A great example of a company that takes its values around the environment seriously is Siemens; it is one of the first major industrial companies aiming to achieve a net zero-carbon footprint worldwide by 2030. It plans on investing €100 million in projects that will see its operation and production facilities run without any emissions. By spending the money, not only is Siemens showing that it is technically-minded enough to create such a project, it is also quite literally putting its money where its mouth is when it comes to environmental values.

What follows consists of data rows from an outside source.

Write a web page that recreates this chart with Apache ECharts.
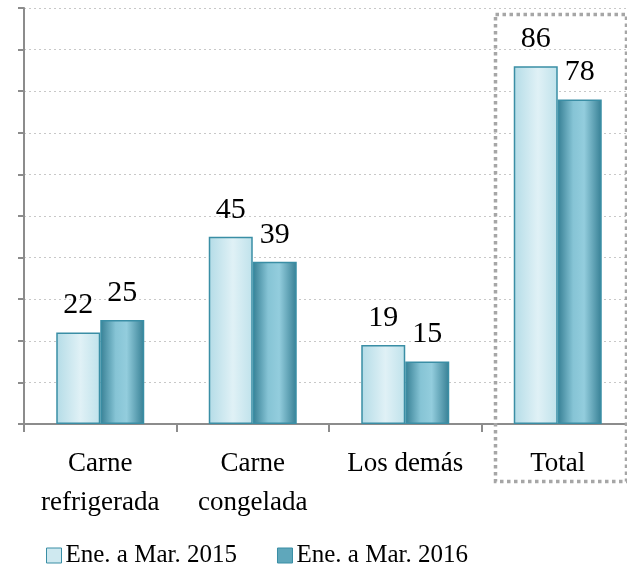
<!DOCTYPE html>
<html>
<head>
<meta charset="utf-8">
<script src="https://cdn.jsdelivr.net/npm/echarts@6/dist/echarts.min.js"></script>
<style>
  html, body { margin: 0; padding: 0; background: #fff; }
  #main { width: 627px; height: 569px; }
</style>
</head>
<body>
<div id="main"></div>
<script>
// datos
const categories = ['Carne\nrefrigerada', 'Carne\ncongelada', 'Los demás', 'Total']
const seriesNames = ['Ene. a Mar. 2015', 'Ene. a Mar. 2016']
const values2015 = [22, 45, 19, 86]
const values2016 = [25, 39, 15, 78]

const serif = '"Liberation Serif", "Times New Roman", serif'

const fill2015 = new echarts.graphic.LinearGradient(0, 0, 1, 0, [
  { offset: 0, color: '#b4dce7' },
  { offset: 0.55, color: '#e0f1f6' },
  { offset: 1, color: '#bfe2eb' }
])
const fill2016 = new echarts.graphic.LinearGradient(0, 0, 1, 0, [
  { offset: 0, color: '#367f94' },
  { offset: 0.35, color: '#86c4d5' },
  { offset: 0.6, color: '#93cddd' },
  { offset: 1, color: '#367f94' }
])

const chart = echarts.init(document.getElementById('main'), null, { renderer: 'canvas' })

const labelStyle = {
  show: true,
  position: 'top',
  distance: 12,
  color: '#000',
  fontFamily: serif,
  fontSize: 30
}

chart.setOption({
  animation: false,
  // la ultima categoria queda cortada por el borde derecho
  grid: { left: 24, top: 8, width: 610, height: 416, containLabel: false, outerBoundsMode: 'none' },
  legend: {
    data: [
      { name: seriesNames[0], itemStyle: { color: '#cfe9f0', borderColor: '#3a8ea5', borderWidth: 1 } },
      { name: seriesNames[1], itemStyle: { color: '#5fa7bb', borderColor: '#3a8ea5', borderWidth: 1 } }
    ],
    top: 538,
    left: 41,
    icon: 'rect',
    itemWidth: 15,
    itemHeight: 15,
    itemGap: 40,
    textStyle: { fontFamily: serif, fontSize: 25, color: '#000', padding: [0, 0, 0, -1] }
  },
  xAxis: {
    type: 'category',
    data: categories,
    axisLine: { lineStyle: { color: '#8c8c8c', width: 2 } },
    axisTick: { show: true, length: 8, lineStyle: { color: '#8c8c8c', width: 2 } },
    axisLabel: {
      color: '#000',
      fontFamily: serif,
      fontSize: 27,
      lineHeight: 39,
      margin: 20,
      interval: 0
    }
  },
  yAxis: {
    type: 'value',
    min: 0,
    max: 100,
    interval: 10,
    axisLabel: { show: false },
    axisLine: { show: true, lineStyle: { color: '#8c8c8c', width: 2 } },
    axisTick: { show: true, length: 6, lineStyle: { color: '#8c8c8c', width: 2 } },
    splitLine: { show: true, lineStyle: { color: '#c8c8c8', type: [2, 3], width: 1 } }
  },
  series: [
    {
      name: seriesNames[0],
      type: 'bar',
      data: values2015,
      barWidth: 44,
      barGap: '0%',
      itemStyle: { color: fill2015, borderColor: '#3a8ea5', borderWidth: 1.5 },
      label: labelStyle
    },
    {
      name: seriesNames[1],
      type: 'bar',
      data: values2016,
      barWidth: 44,
      barGap: '0%',
      itemStyle: { color: fill2016, borderColor: '#3a8ea5', borderWidth: 1.5 },
      label: labelStyle
    }
  ],
  graphic: [
    {
      type: 'rect',
      left: 493,
      top: 12,
      shape: { x: 0, y: 0, width: 131, height: 467 },
      style: { fill: 'none', stroke: '#a6a6a6', lineWidth: 3.5, lineDash: [3.5, 3.5] },
      z: 10,
      silent: true
    }
  ]
})
</script>
</body>
</html>
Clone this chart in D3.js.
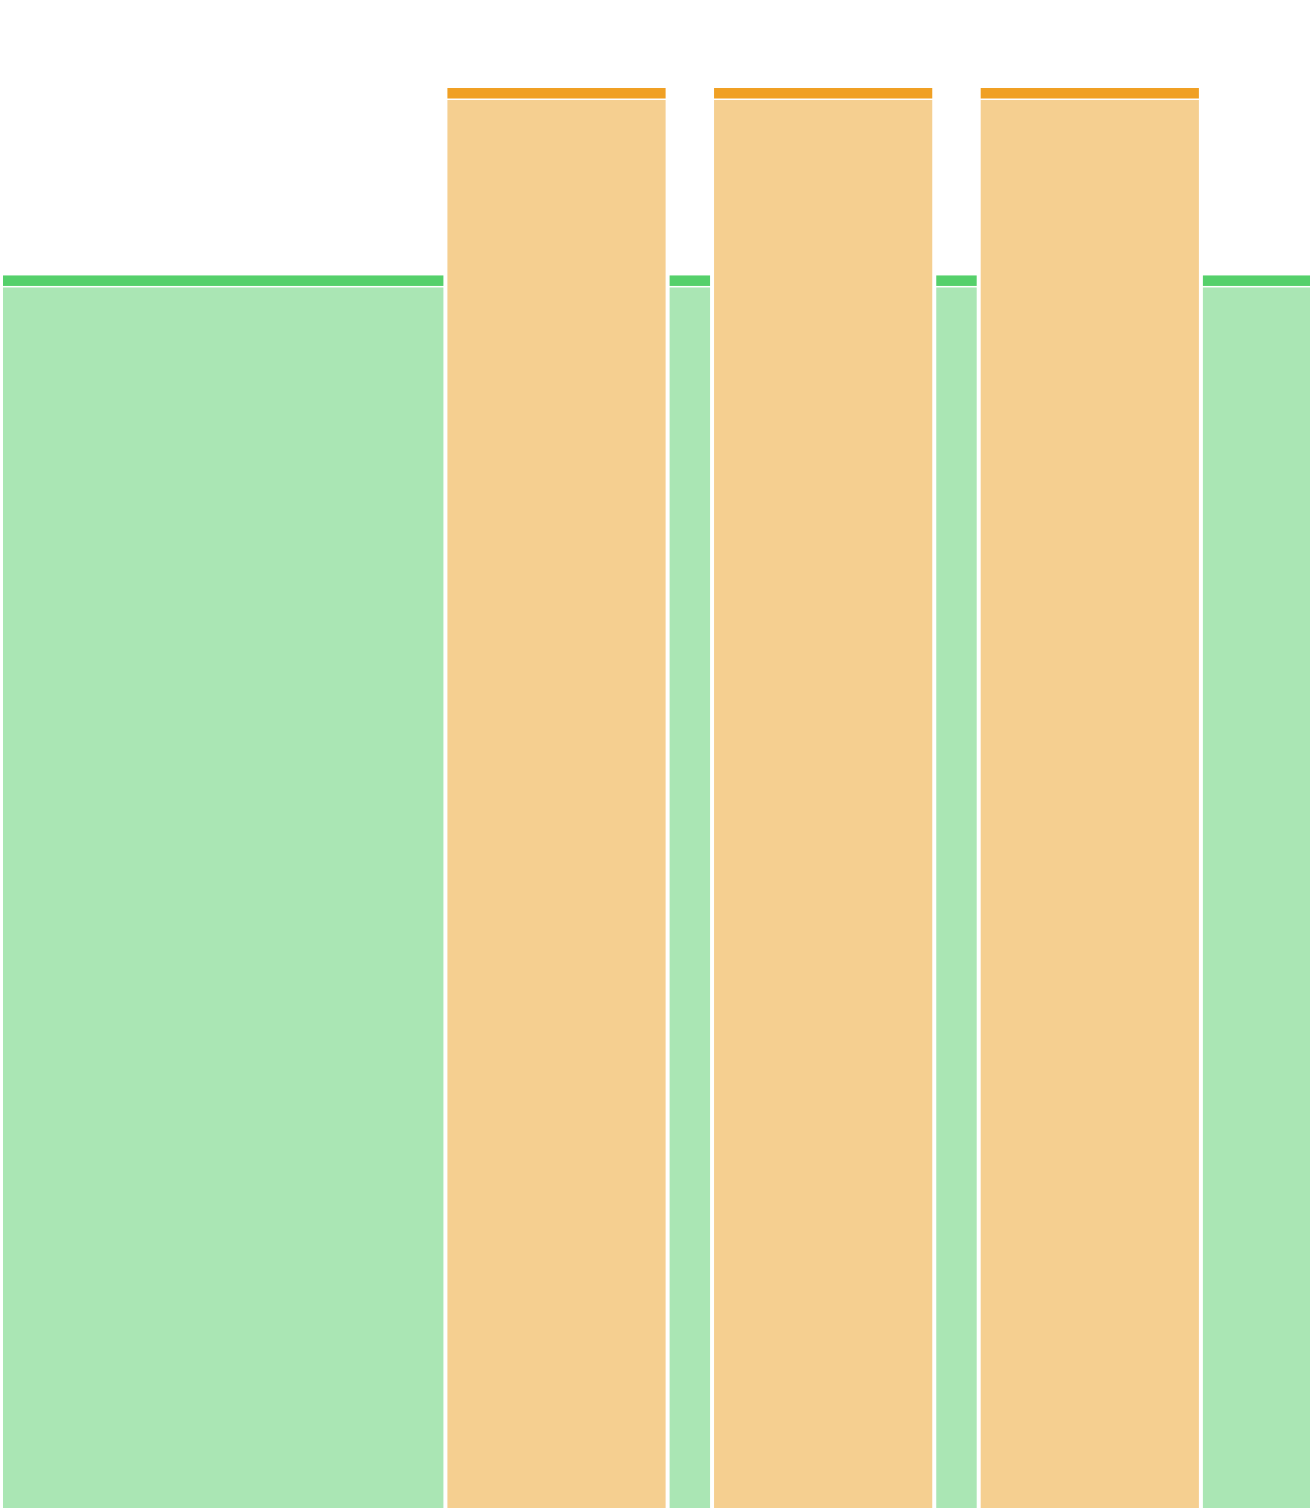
<!DOCTYPE html>
<html>
<head>
<meta charset="utf-8">
<script src="https://cdn.jsdelivr.net/npm/d3@7"></script>
<style>
  html, body { margin: 0; padding: 0; background: #fff; }
  svg { display: block; }
</style>
</head>
<body>
<div id="chart"></div>
<script>
var width = 1312, height = 1508;

// segments in order, left to right
var segmentKind = ["green", "orange", "green", "orange", "green", "orange", "green"];
var segmentLength = [20, 10, 2, 10, 2, 10, 5];
var kindValue = { green: 86.8, orange: 100 };

var bandColor = { green: "#55d06b", orange: "#f0a024" };
var fillColor = { green: "#aae6b4", orange: "#f5cf90" };

// build start/end from lengths
var segments = [];
var pos = 0;
for (var i = 0; i < segmentKind.length; i++) {
    segments.push({ kind: segmentKind[i], start: pos, end: pos + segmentLength[i], value: kindValue[segmentKind[i]] });
    pos += segmentLength[i];
}

var x = d3.scaleLinear()
    .domain([0, pos])
    .range([1, width]);

var y = d3.scaleLinear()
    .domain([0, 100])
    .range([height, 88]);

var svg = d3.select("#chart").append("svg")
    .attr("width", width)
    .attr("height", height)
    .attr("viewBox", [0, 0, width, height]);

var pad = 2, band = 10.5, gap = 1.5;

var g = svg.append("g");

var seg = g.selectAll(".seg")
    .data(segments)
    .enter().append("g")
    .attr("class", "seg");

// top band
seg.append("rect")
    .attr("x", function (d) { return x(d.start) + pad; })
    .attr("width", function (d) { return x(d.end) - x(d.start) - 2 * pad; })
    .attr("y", function (d) { return y(d.value); })
    .attr("height", band)
    .style("fill", function (d) { return bandColor[d.kind]; });

// body
seg.append("rect")
    .attr("x", function (d) { return x(d.start) + pad; })
    .attr("width", function (d) { return x(d.end) - x(d.start) - 2 * pad; })
    .attr("y", function (d) { return y(d.value) + band + gap; })
    .attr("height", function (d) { return y(0) - y(d.value) - band - gap; })
    .style("fill", function (d) { return fillColor[d.kind]; });
</script>
</body>
</html>
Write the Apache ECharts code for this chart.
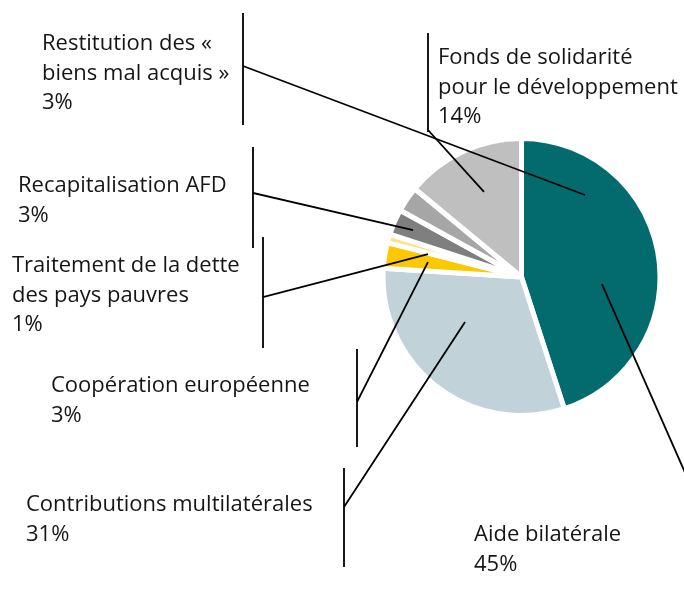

These are two extreme examples of companies taking different approaches towards the environment. If you are looking for ways to reduce your carbon footprint here are a few simple ideas to get you started:
- Think outside of just packaging when it comes to recycling. If you have an office space and have some old computers find a company that will take them away and recycle them rather than just throwing them out
- If you outsource any business activity to an outside company consider their environmental ethics. By using companies that have great environmental values you are able to carry on your good work through them. It will also make competitors consider looking at their environmental policies so as not to miss out on future trading opportunities
- Consider changing to a renewable energy source. Even if it only accounts towards a small percentage of your energy usage it will show that you are making a start on changing or implementing your environmental ethics and values
- Think about all the little things such as furniture and stationary. By buying recycled products or from companies that pride themselves on a low carbon footprint you are in turn reducing yours.